When I was born, the Korean War was still being fought. The Second World War had only ended seven years earlier, and many more wars were still to come during my lifetime. Today in the UK, and all across Europe, we have been commemorating the anniversary of the second day of World War One, one hundred years ago today. Britain remembers today, as we declared war on Germany on this date. However, the day before, Belgium had been invaded, and Liege attacked.

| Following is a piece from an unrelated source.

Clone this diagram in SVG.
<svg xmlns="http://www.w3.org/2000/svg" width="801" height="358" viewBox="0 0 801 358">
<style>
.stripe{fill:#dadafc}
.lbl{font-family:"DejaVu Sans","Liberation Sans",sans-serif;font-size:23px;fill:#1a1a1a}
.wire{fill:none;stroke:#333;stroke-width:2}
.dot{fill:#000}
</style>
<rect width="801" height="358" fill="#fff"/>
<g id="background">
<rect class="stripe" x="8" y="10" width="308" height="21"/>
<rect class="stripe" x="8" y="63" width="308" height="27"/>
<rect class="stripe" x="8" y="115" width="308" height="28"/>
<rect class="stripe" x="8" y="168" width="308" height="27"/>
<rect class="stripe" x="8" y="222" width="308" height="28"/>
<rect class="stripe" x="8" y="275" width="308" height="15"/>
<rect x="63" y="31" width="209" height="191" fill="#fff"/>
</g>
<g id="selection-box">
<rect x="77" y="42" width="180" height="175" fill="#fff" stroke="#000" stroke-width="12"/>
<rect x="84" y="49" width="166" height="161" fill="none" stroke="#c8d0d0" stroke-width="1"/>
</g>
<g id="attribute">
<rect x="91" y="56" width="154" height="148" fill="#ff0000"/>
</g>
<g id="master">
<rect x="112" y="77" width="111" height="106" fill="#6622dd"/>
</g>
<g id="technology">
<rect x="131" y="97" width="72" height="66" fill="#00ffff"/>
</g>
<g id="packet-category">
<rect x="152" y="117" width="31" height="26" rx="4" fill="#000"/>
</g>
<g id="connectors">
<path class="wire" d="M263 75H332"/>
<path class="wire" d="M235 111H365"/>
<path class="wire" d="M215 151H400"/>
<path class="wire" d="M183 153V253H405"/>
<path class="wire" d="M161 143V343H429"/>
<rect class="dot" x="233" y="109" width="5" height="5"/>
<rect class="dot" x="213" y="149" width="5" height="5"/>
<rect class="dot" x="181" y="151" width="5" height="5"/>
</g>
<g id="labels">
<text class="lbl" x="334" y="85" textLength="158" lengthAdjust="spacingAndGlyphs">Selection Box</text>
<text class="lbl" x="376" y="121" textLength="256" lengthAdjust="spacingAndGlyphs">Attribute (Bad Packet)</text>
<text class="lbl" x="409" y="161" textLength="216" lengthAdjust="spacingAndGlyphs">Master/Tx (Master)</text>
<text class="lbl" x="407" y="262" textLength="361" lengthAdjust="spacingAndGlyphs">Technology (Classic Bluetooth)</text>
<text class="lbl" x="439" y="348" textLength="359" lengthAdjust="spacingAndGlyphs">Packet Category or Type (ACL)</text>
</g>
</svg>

There have been ceremonies in France, Belgium, the UK, and many other countries. In Britain tonight, many of us turned off our lights at 10pm, using only one candle for illumination, for one hour of remembrance. TV documentaries and live broadcasts have covered everything, from church services in London, to interviews with long-dead veterans; tears in their eyes as they remembered the hardships and loss decades earlier. It has been a day of reflection, respect, and nostalgia. There has been no jingoism, no chest-thumping, and no satisfaction. Just regret and sorrow, for millions lost, and lessons still not learned.

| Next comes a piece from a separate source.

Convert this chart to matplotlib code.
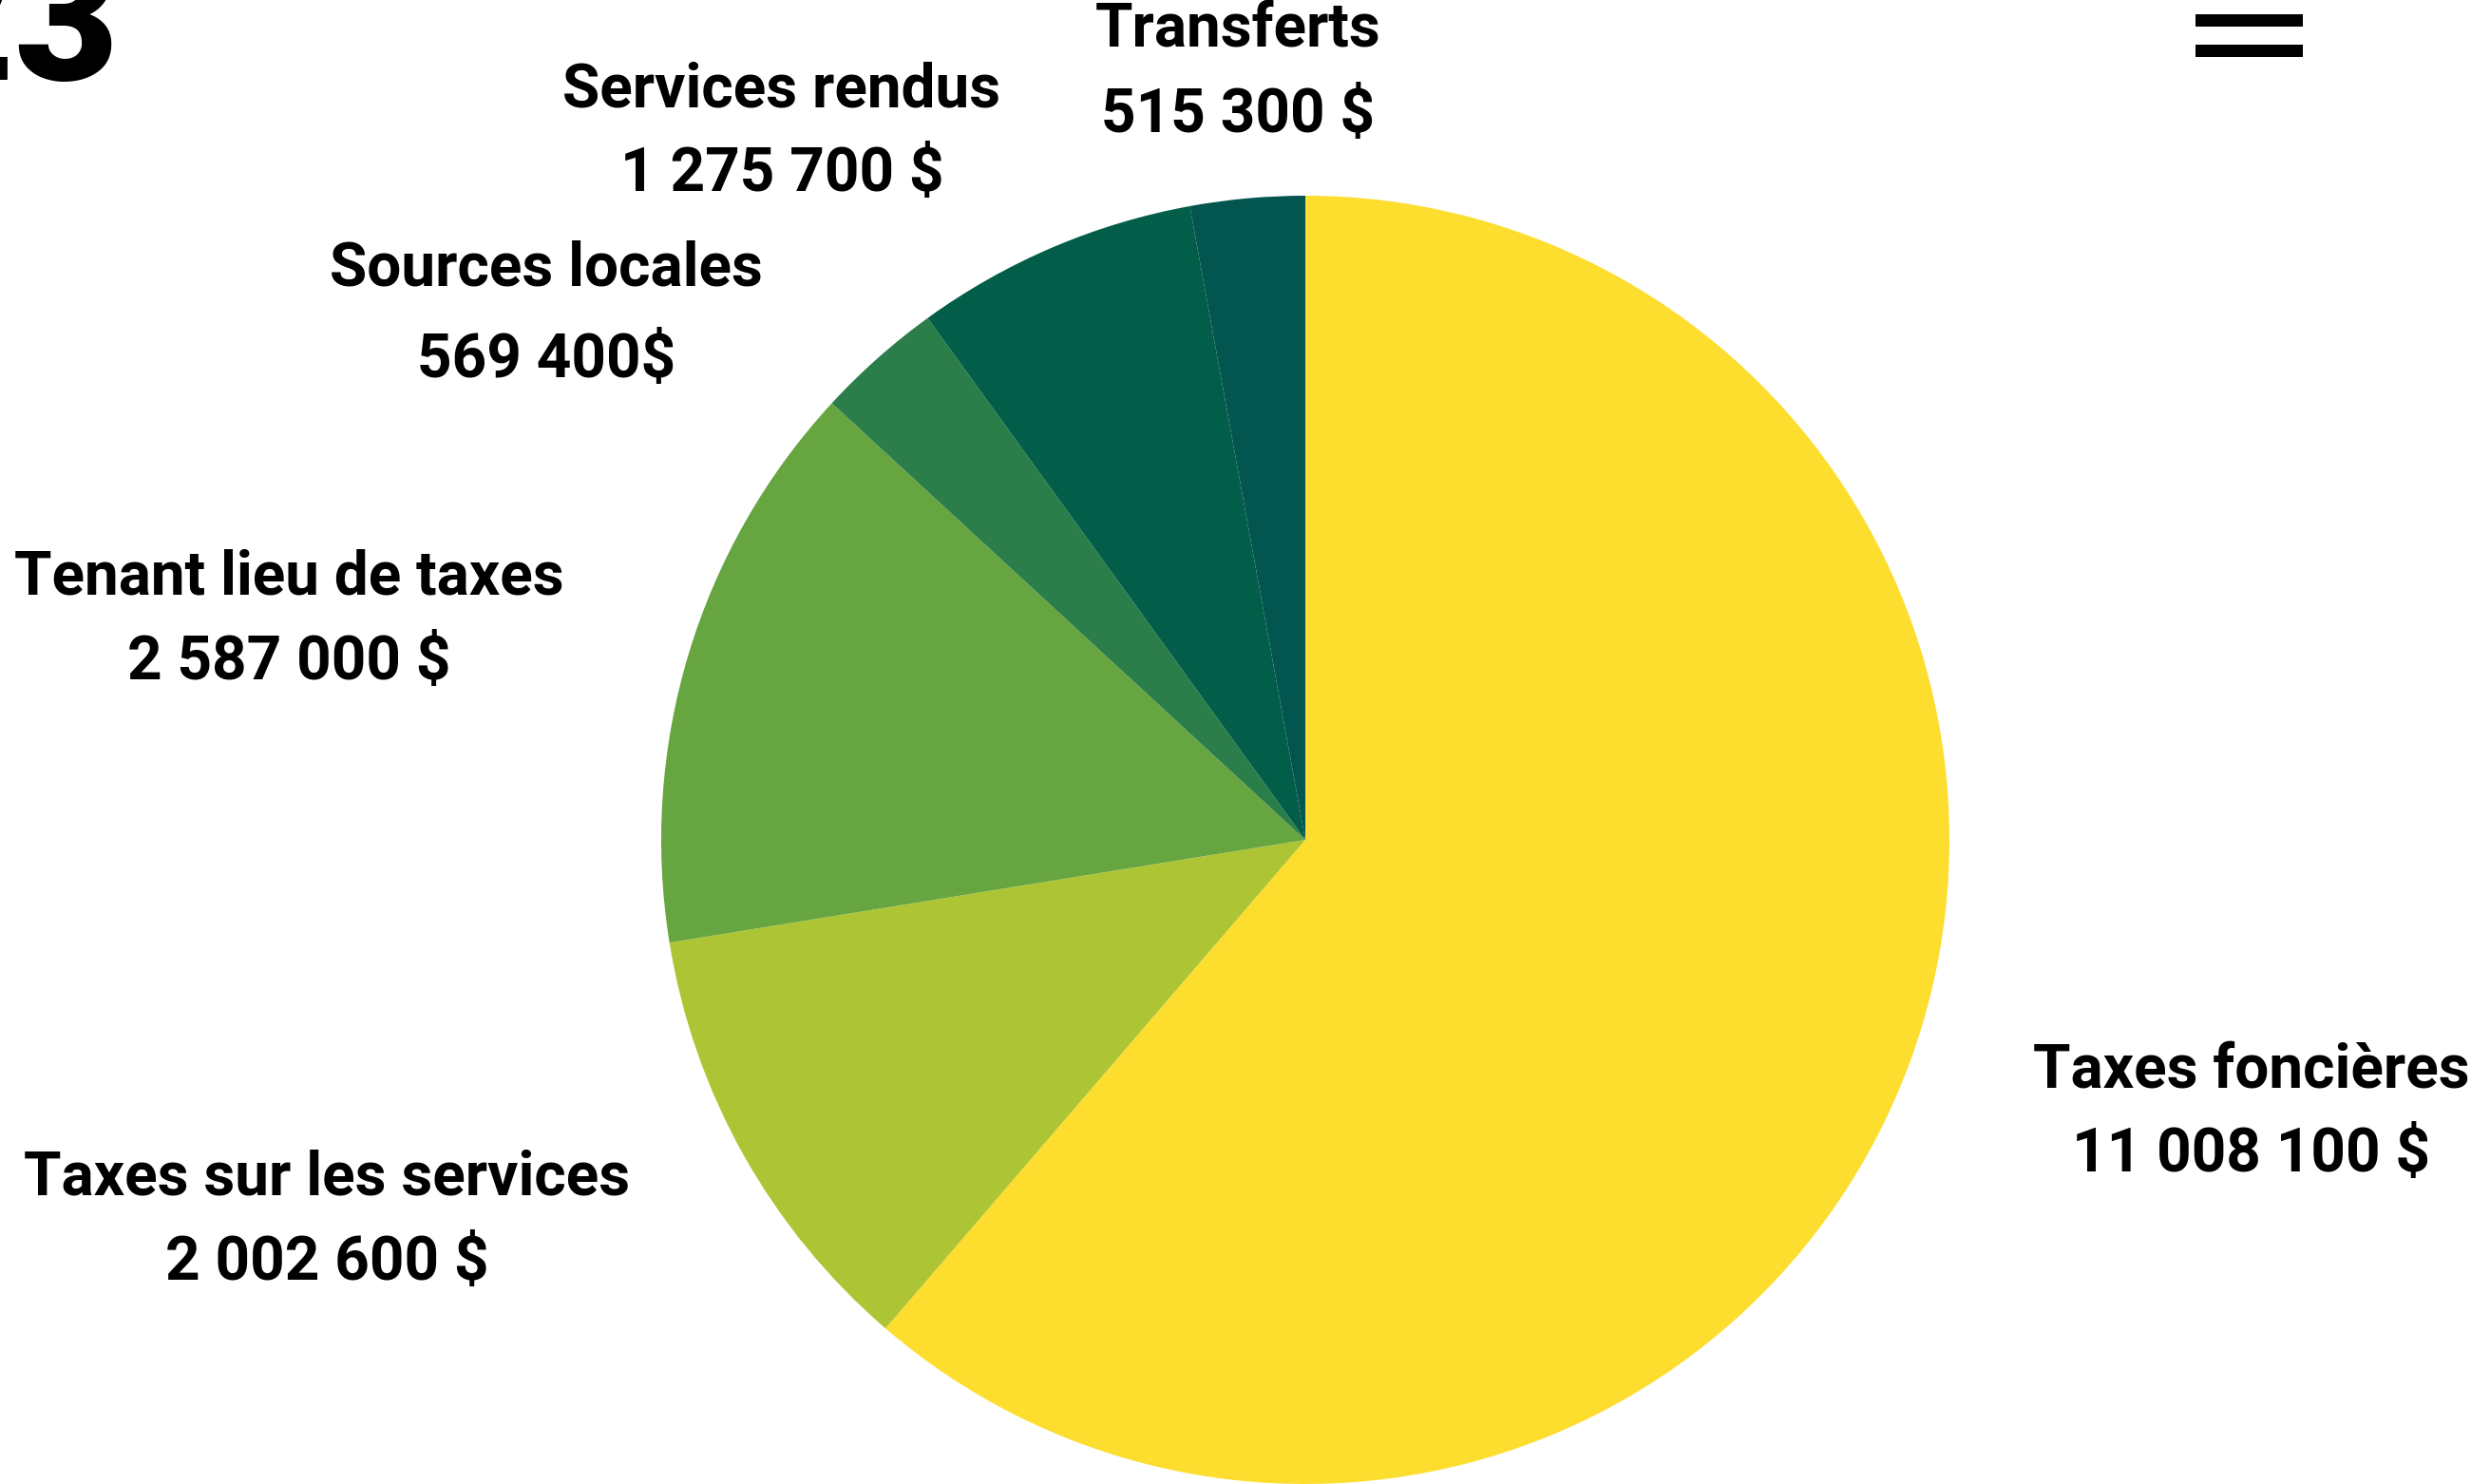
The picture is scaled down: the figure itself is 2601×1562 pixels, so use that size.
import matplotlib
matplotlib.use("Agg")
import matplotlib.pyplot as plt
from matplotlib.patches import Rectangle

categories = ["Taxes foncières", "Taxes sur les services", "Tenant lieu de taxes",
              "Sources locales", "Services rendus", "Transferts"]
values = [11008100, 2002600, 2587000, 569400, 1275700, 515300]
value_labels = ["11 008 100 $", "2 002 600 $", "2 587 000 $", "569 400$", "1 275 700 $", "515 300 $"]
colors = ["#FDDD2E", "#ADC534", "#66A540", "#2B7E4A", "#025E48", "#03554F"]

W, H = 2601, 1562
fig = plt.figure(figsize=(W / 100, H / 100), dpi=100)
fig.patch.set_facecolor("white")

cx, cy, r = 1374, 884, 678
ax = fig.add_axes([(cx - r) / W, (H - cy - r) / H, 2 * r / W, 2 * r / H])
ax.pie(values, colors=colors, startangle=90, counterclock=False,
       wedgeprops=dict(linewidth=0))
ax.set_xlim(-1, 1)
ax.set_ylim(-1, 1)
ax.set_aspect("equal")
ax.axis("off")

# label positions: (x centre, first-line y, gap to second line) in pixels
label_pos = {
    "Taxes foncières": (2370, 1127, 89),
    "Taxes sur les services": (344, 1240, 90),
    "Tenant lieu de taxes": (304, 608, 89),
    "Sources locales": (575, 283, 96),
    "Services rendus": (823, 95, 89),
    "Transferts": (1303, 31, 90),
}
fs = 46
for cat, lab in zip(categories, value_labels):
    x, y, gap = label_pos[cat]
    fig.text(x / W, 1 - y / H, cat, ha="center", va="center",
             fontsize=fs, fontweight="bold", family=["Roboto", "DejaVu Sans"], color="black")
    fig.text(x / W, 1 - (y + gap) / H, lab, ha="center", va="center",
             fontsize=fs, fontweight="bold", family=["Roboto", "DejaVu Sans"], color="black")

# partially visible year fragment at top-left
fig.text(125 / W, 1 - 84 / H, "2023", ha="right", va="baseline",
         fontsize=136, fontweight="black", family=["Roboto", "DejaVu Sans"], color="black")

# hamburger menu icon
for y0 in (15, 47):
    fig.patches.append(Rectangle((2311 / W, 1 - (y0 + 13) / H), 113 / W, 13 / H,
                                 transform=fig.transFigure, facecolor="black",
                                 edgecolor="none"))

fig.savefig("out.png", dpi=100, facecolor="white")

I will not be here for the 200th anniversary of that war. I doubt very much that I will see the centenary of the Second World War either, or for that matter, the Korean War. But I was around for this one, which is more than can be said for those that fought in it. They are no longer here, to be able to tell us their individual stories. Thanks to film, TV, radio, and newspapers, we do have some first-hand tales of their experiences. They are usually harrowing, often touching, and to our modern eyes and ears, they may seem naive and innocent. Whatever we think of them now, we at least owe them one thing. It is an easy thing, and takes little effort. They did things that we probably could not do, or want to do, They did them for reasons that seemed important at the time, and in the context of history, had a relevance in the development of Europe, and opposition to belligerence. In return, we can do one small thing.

We can remember them.


10 thoughts on “A Time To Remember

  1. Thank you for reminding all of us that great sacrifices were made 100 years ago. Today, the global war on terror continues unabated, and so do regional wars in the Middle East, Africa, and elsewhere. Although we weary of these new challenges to peace and tranquility, we must continue to be vigilant and, if necessary, engage ourselves in the fight. We must uphold our Western values, when they are threatened, and ensure that all people enjoy what Thomas Jefferson called our unalienable right to “Life, Liberty, and the pursuit of Happiness.” Thanks to modern warfare technology, when employed, today’s battles often incur fewer casualties, both military and civilian, but, of course, any loss of life is totally unacceptable. Life is quite simply a precious gift.


    1. Thanks for the comment David. I sometimes wonder if those ‘Western values’ are all that they are cracked up to be, but we do at least enjoy the freedom to complain about things, so should cherish that.
      Best wishes from England, Pete.


  2. What I know of WWII were personal accounts from my grandparents and from mom and dad. They retold how it started here, the bombing of Pearl Harbor, the Japanese invasion and everything they could remember. Through books, I got to know how it was in Europe at the start of the conflict, the concentration camps in Poland. One of my favorite books is Man’s Search for Meaning by Victor Frankl, his personal account as an inmate at Auschwitz concentration camp. People were not called by their names but they were just numbers. Such a sad fact in world history. Despite all these, some countries in the Middle East are still at it.

    I am on my second book, Ken Follett’s Winter of the World, a continuation of how WWI ended and how WWII started. Although it is a work of fiction, still, I am learning a lot from it.


    1. Your country had a very hard time during WW2 Arlene, but was fortunately spared any involvement in the Great War. As you say, some countries find it impossible to learn the lessons of history.
      Best wishes from England, Pete.